Namun, Endang tak terima, langsung meninggikan suaranya terhadap petugas PSBB dari Dinas Perhubungan (Dishub) dan Polisi Militer (PM). Endang berargumen sebaik-baiknya lelaki Muslim adalah yang menghargai istrinya.
"Ya sudah saya jelaskan, silakan foto! Nama saya Endang Wijaya. Sampaikan ke Pemerintah Daerah Bogor, Bima Arya. Saya menghormati aturan, tapi saya lebih menghormati aturan Allah. Saya suami harus menghargai istri saya," kata pria itu seperti video yang beredar di media sosial, Minggu (3/5/2020).
Saya tidak mau meninggalkan istri saya ke belakang rumah, ke belakang ini.... Saya tidur dengan istri tidak apa-apa, masa di dalam mobil harus pindah. Saya sudah mematuhi aturan, pakai ini (masker), bawa hand sanitizer, segala macem. Apanya yang salah!," lanjut pria tersebut.
Kini, Endang ditetapkan sebagai tersangka karena melawan petugas. Namun, dia tidak ditahan oleh Polres Kota Bogor.

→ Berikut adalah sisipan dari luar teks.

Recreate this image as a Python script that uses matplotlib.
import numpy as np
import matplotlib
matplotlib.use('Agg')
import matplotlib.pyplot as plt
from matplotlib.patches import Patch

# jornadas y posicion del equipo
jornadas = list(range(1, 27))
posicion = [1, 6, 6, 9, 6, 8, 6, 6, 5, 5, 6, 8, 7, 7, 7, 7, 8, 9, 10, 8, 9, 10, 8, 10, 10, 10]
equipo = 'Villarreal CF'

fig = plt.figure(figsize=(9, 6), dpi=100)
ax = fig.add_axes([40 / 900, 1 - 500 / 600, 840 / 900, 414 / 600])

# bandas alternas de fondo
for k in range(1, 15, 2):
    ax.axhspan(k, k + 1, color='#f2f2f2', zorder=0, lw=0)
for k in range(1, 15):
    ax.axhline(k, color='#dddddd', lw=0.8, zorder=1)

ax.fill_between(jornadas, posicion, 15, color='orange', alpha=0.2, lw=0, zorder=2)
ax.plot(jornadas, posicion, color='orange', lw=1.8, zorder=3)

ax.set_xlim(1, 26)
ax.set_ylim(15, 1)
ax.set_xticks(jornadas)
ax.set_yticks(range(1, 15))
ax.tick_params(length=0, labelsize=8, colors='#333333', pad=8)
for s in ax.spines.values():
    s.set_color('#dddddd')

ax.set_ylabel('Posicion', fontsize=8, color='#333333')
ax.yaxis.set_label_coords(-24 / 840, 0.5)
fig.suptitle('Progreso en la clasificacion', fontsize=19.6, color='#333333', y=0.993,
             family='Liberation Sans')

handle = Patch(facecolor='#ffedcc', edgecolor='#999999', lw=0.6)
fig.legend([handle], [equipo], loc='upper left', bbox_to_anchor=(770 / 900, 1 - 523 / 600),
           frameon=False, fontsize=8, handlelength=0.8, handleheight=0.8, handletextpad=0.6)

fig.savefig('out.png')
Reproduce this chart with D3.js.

"(Status) sebagai tersangka," kata Kapolres Bogor Kota Kombes Hendri Fiuser, saat dihubungi wartawan, Selasa (5/5).
"Sudah pulang tadi siang, tidak ditahan, (tetapi) proses hukum berlanjut," imbuh Hendri.

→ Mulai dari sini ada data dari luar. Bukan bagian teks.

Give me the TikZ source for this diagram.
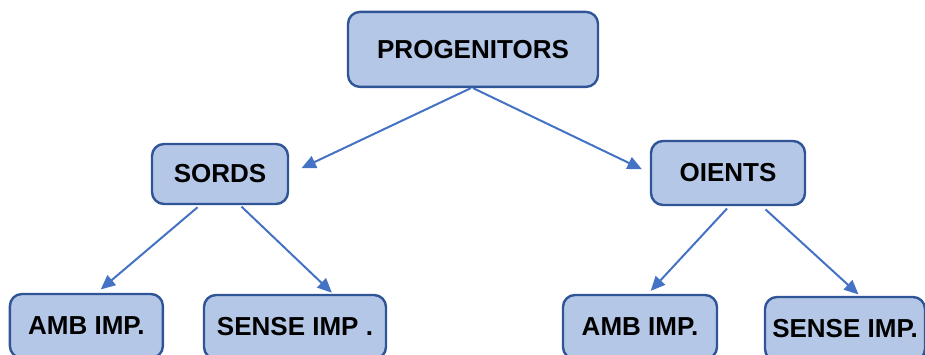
\documentclass[tikz,border=0pt]{standalone}
\usepackage{fontspec}
\setmainfont{Liberation Sans}
\usepackage{tikz}
\usetikzlibrary{arrows.meta, positioning, calc, shapes}

\definecolor{boxfill}{HTML}{B4C7E7}
\definecolor{boxline}{HTML}{2F5597}
\definecolor{arrline}{HTML}{4472C4}

\begin{document}
\begin{tikzpicture}[
  box/.style={draw=boxline, fill=boxfill, line width=0.6mm, rounded corners=3mm,
    minimum height=16mm, inner sep=0pt,
    font=\fontsize{18.5pt}{22pt}\selectfont\bfseries},
  arr/.style={draw=arrline, line width=0.5mm,
    -{Triangle[length=3.6mm,width=3.2mm]}}
]
\clip (0,0) rectangle (231.25mm,88.75mm);

\node[box, minimum width=62.5mm, minimum height=18.75mm] (P) at (118.25mm,76.4mm) {PROGENITORS};

\node[box, minimum width=34mm, minimum height=15mm] (S) at (55mm,45.25mm) {SORDS};
\node[box, minimum width=38.5mm] (O) at (182mm,45.5mm) {OIENTS};

\node[box, minimum width=38.25mm] (A1) at (21.6mm,7.25mm) {AMB IMP.};
\node[box, minimum width=45.5mm] (B1) at (73.75mm,7mm) {SENSE IMP .};
\node[box, minimum width=38.5mm] (A2) at (160mm,7mm) {AMB IMP.};
\node[box, minimum width=40mm] (B2) at (211.25mm,6.5mm) {SENSE IMP.};

\draw[arr, shorten >=3.4mm] ([xshift=-0.5mm]P.south) -- (S.east);
\draw[arr, shorten >=2.2mm] (P.south) -- (O.west);

\draw[arr, shorten <=0.8mm, shorten >=1.3mm] ([xshift=-5mm]S.south) -- ([xshift=2.6mm]A1.north);
\draw[arr, shorten <=0.5mm, shorten >=0.4mm] ([xshift=5mm]S.south) -- ([xshift=9.5mm]B1.north);
\draw[arr, shorten <=0.8mm, shorten >=1mm] ([xshift=0.3mm]O.south) -- ([xshift=2mm]A2.north);
\draw[arr, shorten <=1.2mm, shorten >=0.5mm] ([xshift=8.5mm]O.south) -- ([xshift=3.75mm]B2.north);

%\draw[step=5mm,color=gray] (0,0) grid (231.25mm,88.75mm);
\end{tikzpicture}
\end{document}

Aksi koboi Endang menarik perhatian Jaksa Agung, ST Burhanuddin. Dia menilai, orang-orang yang melawan saat diingatkan harus diberi efek jera.

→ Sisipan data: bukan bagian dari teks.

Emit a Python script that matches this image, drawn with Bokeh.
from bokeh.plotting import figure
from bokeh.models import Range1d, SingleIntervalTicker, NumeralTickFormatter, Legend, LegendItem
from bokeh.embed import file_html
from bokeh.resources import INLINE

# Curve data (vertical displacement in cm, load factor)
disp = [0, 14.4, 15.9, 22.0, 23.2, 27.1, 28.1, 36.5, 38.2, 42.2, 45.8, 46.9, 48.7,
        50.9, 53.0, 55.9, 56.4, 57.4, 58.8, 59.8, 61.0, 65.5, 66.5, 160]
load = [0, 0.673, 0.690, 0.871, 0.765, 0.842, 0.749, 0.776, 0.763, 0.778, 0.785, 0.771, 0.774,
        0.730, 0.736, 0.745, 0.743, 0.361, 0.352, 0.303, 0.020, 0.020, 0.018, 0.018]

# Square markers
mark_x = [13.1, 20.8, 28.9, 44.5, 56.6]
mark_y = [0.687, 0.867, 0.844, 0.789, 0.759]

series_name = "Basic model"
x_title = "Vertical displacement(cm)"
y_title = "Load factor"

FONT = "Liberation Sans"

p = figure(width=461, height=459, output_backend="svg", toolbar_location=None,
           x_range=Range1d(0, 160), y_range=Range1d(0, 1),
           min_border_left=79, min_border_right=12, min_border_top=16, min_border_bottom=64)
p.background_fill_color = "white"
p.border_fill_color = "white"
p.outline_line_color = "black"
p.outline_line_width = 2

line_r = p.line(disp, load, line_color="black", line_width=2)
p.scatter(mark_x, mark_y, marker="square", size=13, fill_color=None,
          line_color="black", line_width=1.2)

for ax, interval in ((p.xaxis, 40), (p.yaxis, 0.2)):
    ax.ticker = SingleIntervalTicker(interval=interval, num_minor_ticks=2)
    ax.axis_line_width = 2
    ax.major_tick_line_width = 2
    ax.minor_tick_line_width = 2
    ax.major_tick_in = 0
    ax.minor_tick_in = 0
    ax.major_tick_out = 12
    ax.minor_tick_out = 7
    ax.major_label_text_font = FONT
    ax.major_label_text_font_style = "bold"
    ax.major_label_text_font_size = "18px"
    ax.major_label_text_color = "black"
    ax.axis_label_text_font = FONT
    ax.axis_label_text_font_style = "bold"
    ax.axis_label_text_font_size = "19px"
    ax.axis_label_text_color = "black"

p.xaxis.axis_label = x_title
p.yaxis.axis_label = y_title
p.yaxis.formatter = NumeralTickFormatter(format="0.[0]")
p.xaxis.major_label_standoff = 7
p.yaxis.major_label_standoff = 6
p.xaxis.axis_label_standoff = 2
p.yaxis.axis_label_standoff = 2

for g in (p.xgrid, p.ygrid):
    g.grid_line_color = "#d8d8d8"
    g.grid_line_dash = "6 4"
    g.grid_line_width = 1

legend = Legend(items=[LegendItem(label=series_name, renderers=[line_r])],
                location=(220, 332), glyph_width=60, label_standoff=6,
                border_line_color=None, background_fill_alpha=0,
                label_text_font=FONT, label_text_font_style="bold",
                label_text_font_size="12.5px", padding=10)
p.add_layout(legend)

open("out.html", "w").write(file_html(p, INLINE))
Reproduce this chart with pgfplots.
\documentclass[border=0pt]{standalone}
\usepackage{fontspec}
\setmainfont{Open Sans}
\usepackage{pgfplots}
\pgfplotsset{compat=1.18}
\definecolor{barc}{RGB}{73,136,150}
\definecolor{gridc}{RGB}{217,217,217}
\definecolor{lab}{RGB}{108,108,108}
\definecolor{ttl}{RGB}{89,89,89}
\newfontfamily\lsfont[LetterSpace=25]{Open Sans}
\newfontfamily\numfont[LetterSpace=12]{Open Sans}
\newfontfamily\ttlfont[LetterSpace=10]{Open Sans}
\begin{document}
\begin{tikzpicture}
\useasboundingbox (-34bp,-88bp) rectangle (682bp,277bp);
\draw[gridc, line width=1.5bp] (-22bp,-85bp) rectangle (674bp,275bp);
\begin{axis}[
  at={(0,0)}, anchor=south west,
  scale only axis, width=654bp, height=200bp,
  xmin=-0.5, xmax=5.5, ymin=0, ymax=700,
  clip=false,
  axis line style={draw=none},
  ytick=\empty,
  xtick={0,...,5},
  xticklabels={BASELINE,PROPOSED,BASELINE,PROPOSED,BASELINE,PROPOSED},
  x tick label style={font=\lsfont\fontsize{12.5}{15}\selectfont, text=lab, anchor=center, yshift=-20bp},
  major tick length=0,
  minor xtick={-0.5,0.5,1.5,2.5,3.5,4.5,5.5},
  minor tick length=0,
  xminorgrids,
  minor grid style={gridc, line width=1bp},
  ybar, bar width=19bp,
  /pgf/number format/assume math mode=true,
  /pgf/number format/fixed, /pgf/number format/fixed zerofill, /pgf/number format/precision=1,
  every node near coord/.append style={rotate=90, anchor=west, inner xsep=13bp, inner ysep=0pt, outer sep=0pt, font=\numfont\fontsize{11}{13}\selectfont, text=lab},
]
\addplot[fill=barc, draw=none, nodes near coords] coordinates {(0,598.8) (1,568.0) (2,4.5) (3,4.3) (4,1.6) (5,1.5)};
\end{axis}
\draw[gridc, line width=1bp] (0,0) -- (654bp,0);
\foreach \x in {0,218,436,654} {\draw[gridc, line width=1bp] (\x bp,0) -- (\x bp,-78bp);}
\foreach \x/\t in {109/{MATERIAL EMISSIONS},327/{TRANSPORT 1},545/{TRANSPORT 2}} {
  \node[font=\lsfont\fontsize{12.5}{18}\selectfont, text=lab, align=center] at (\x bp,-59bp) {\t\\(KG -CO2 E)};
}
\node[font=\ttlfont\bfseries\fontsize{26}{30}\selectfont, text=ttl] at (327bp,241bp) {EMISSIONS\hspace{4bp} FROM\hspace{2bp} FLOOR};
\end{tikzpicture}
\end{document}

"Bayangin aja seperti yang kami lihat kemarin di Bogor lebih galak malah objek yang diperiksa daripada pemeriksanya dan ini tidak sehat. Seharusnya dilakukan penindakan-penindakan dan tentunya di dalam penindakan tadi bisa dilakukan seperti tilang tipiring atau mungkin juga bisa dengan acara singkat, pemberkasan dan ada batas waktunya sehingga tidak terlalu lama dapat dibawa ke persidangan," ucap Burhanuddin, dalam siaran channel YouTube BNPB, Jumat (8/5).
"Itu tadi masukan ke beliau dan beliau setuju dan memang ini perlu ada evaluasi," imbuhnya.
Jaksa Agung menyarankan agar ada upaya represif selain sosialisasi dan preventif.
"Masukan dari saya adalah 3 hari sosialisasi, 3 hari kemudian adalah preventif, 3 hari ke depannya, di hari ke 7 adalah represif," kata Burhanuddin.
Bagi Burhanuddin, petugas perlu ada wibawa, jangan sampai lebih banyak lagi pelanggar bentak-bentak petugas. Sehingga, jalan represif menjadi solusi di lapangan.
"Karena kalau lihat dari yang ditayangkan di TV bagaimana mereka begitu dilakukan operasi membantah, bahkan lebih galak lagi yang diperiksa. Ini adalah hal-hal yang mengkhawatirkan. Untuk itu tadi saya memberikan masukan, lakukan tindakan represif supaya apa, muka teman-teman yang di lapangan itu tidak malu," katanya.(dtk)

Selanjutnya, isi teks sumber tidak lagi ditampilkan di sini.